When to Just Push the Budget to $6–$8 Per Person
There is a meaningful quality cliff between $3.50 and $6–$8 per person that is worth naming directly, because sometimes the honest answer is that the budget is the problem.
At $6–$8 per person, you can send two curated items from a specialty source, include a small printed card, and have enough margin to accommodate a couple of dietary variants without blowing the budget. The gift reads as intentional rather than obligatory. Per the Specialty Food Association’s Gifting Trends Report from 2025, recipients in workplace settings rate two-item gifts as 40% more positively than single-item gifts at a similar total spend — which means the perceived value gain from the second item outpaces its actual cost.
If X, then Y — the decision rule:
- If headcount ≤ 40 and budget is flexible: Push to $6–$8/person. The total is still under $320, the quality jump is significant, and you avoid the “obligatory snack” perception.
- If headcount is 50–150 and you have assembly capacity: Do the club-store-plus-presentation path at $3.50 and put the money you save into a slightly better card or printed note. The presentation does more work than an incremental product upgrade at this range.
- If headcount is 150+ and you need zero assembly: Accept that $3.50 per person at this scale is a logistics exercise, not a gifting exercise. One clean, certified item in a case-quantity direct order from a brand is the right call. Set expectations internally that this is a “recognition snack” not a “gift basket.”
- If you have employees with serious food allergies and no advance dietary survey: Add $1 per person and go certified-compliant across the board.
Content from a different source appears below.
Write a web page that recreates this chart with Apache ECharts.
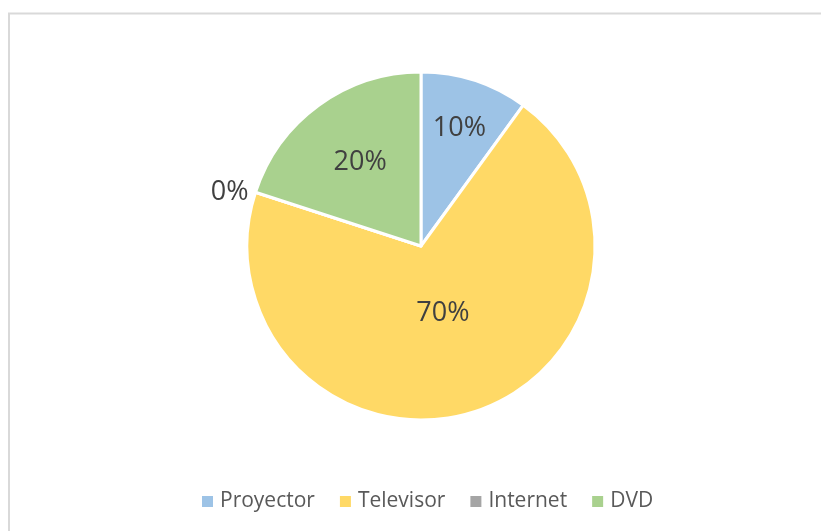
<!DOCTYPE html>
<html>
<head>
<meta charset="utf-8">
<script src="https://cdn.jsdelivr.net/npm/echarts@6/dist/echarts.min.js"></script>
<style>
  html, body { margin: 0; padding: 0; background: #fff; }
  #chart { width: 821px; height: 531px; }
</style>
</head>
<body>
<div id="chart"></div>
<script>
// data
var categories = ['Proyector', 'Televisor', 'Internet', 'DVD'];
var shares = [10, 70, 0, 20];
var colors = ['#9DC3E6', '#FFD966', '#A5A5A5', '#A9D18E'];
// how far each inside label sits, relative to the default mid-radius spot
var labelPush = [1.38, 0.79, null, 1.15];

var pieCenter = [421, 246];
var pieRadius = 174;

var chart = echarts.init(document.getElementById('chart'));

var pieData = categories.map(function (name, i) {
  var item = { name: name, value: shares[i] };
  if (shares[i] === 0) {
    // empty slice: label sits just outside the edge, no leader line
    item.label = { position: 'outside', distanceToLabelLine: 5 };
    item.labelLine = { show: false, length: 0, length2: 2 };
  }
  return item;
});

var option = {
  backgroundColor: '#fff',
  color: colors,
  animation: false,
  graphic: [{
    type: 'rect',
    shape: { x: 9, y: 13.5, width: 900, height: 600 },
    style: { fill: 'none', stroke: '#d9d9d9', lineWidth: 2 },
    silent: true
  }],
  legend: {
    data: categories,
    left: 197,
    top: 486,
    icon: 'rect',
    itemWidth: 11,
    itemHeight: 11,
    itemGap: 25,
    itemStyle: { borderWidth: 0 },
    textStyle: {
      color: '#595959',
      fontFamily: 'Open Sans',
      fontSize: 21,
      padding: [0, 0, 0, 2]
    }
  },
  series: [{
    type: 'pie',
    center: pieCenter,
    radius: pieRadius,
    startAngle: 90,
    clockwise: true,
    avoidLabelOverlap: false,
    itemStyle: { borderColor: '#fff', borderWidth: 3 },
    label: {
      show: true,
      position: 'inside',
      formatter: '{d}%',
      color: '#404040',
      fontFamily: 'Open Sans',
      fontSize: 27
    },
    emphasis: { disabled: true },
    labelLayout: function (params) {
      var f = labelPush[params.dataIndex];
      if (!f) return {};
      var r = params.labelRect;
      var lx = r.x + r.width / 2;
      var ly = r.y + r.height / 2;
      return {
        x: pieCenter[0] + (lx - pieCenter[0]) * f,
        y: pieCenter[1] + (ly - pieCenter[1]) * f
      };
    },
    data: pieData
  }]
};

chart.setOption(option);
</script>
</body>
</html>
The insurance value is worth it.
- If this is client-facing gifting, not internal: Reconsider the $3.50 figure entirely. Client gifts read differently than team gifts — the perceived cheapness threshold is lower, and a $3.50 per-client spend on a client you’re trying to retain or impress is likely to cost you more in relationship capital than you save in budget.
A Note on Shelf Life and Shipping Windows
One operational detail that catches first-time bulk snack buyers off guard: not all snack items ship well or hold shelf life across a corporate gifting timeline. If you’re ordering for an event two weeks out, this is a non-issue. If you’re ordering a quarterly gift that will sit on a desk or in a mailroom for 10 days before distribution, you need items with a minimum 90-day remaining shelf life at the time of receipt — and you need to confirm this with your vendor before you order.
Chocolate items are particularly vulnerable to temperature damage during shipping in spring and summer months. May through September shipping for chocolate-containing products should include a cold-pack option or substitute to a non-chocolate item. Most specialty vendors flag this, but bulk-order and club-store paths may not.
Jerky, sealed nut mixes, individually wrapped cookies, and shelf-stable grain-free snacks tend to be the most forgiving for logistics-heavy corporate gifting programs.
The Bottom Line
At $3.50 per person, you’re not building a gift basket experience — and trying to fake one is the fastest way to make the gift feel cheap. The better play is to own the constraint: pick one excellent item, source it right, present it cleanly, and let the card do the emotional work. Know your dietary coverage needs before you order, not after. And if the budget genuinely can’t support what you’re trying to accomplish, push the honest number to your stakeholder rather than sending something that erodes the team culture you’re trying to build.
The snack is the signal. Make sure the signal says what you intend.